The impoverished country has set aside $32 million of its national budget to deal with the possibility of flooding in an effort to avoid disaster and save lives, the government has said.
“We are already in the rainy season,” said deputy foreign minister, Enrique Banze. “This is a critical moment and needs a great deal of attention, not only from the government, but from all Mozambicans.” Banze said the funds would cover disaster response efforts and the needs of people who may be displaced.
Mozambique’s government has drawn up a contingency plan with various possibilities for the country that lies on Africa’s southeastern coastline. The worst case scenario imagines strong cyclones and the possibility of earthquakes in the north of the country which is affected by the East Africa Rift faultline.
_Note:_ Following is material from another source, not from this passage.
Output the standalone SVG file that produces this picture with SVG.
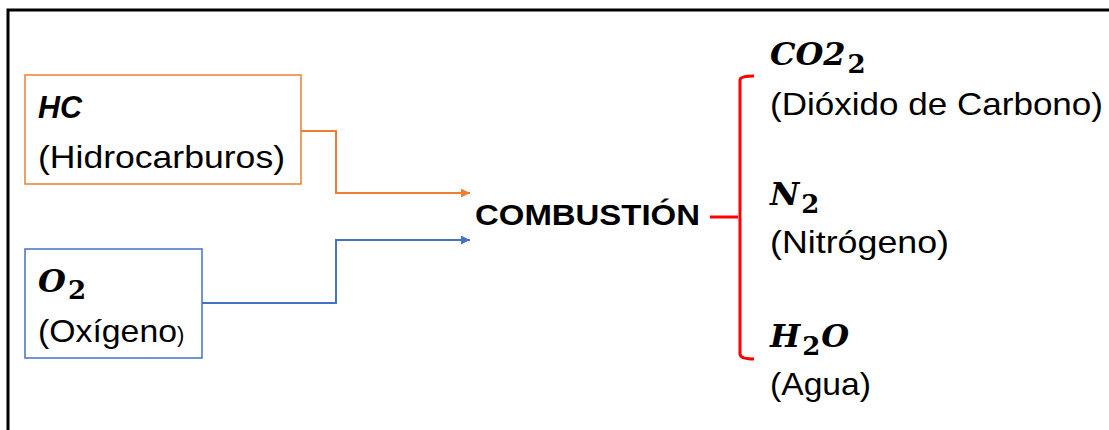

A less severe problem would be localised flooding that could affect 318 000 people during January and February, the wettest months of the year.
Mozambique is frequently hit by floods. In 2000 the country experienced its worst flood, in which more than 800 people were killed and hundreds of thousands were made homeless when waters severely submerged whole towns.
Last year, flooding in the north and central parts of the country killed at least 55 people and displaced nearly 170 000 people.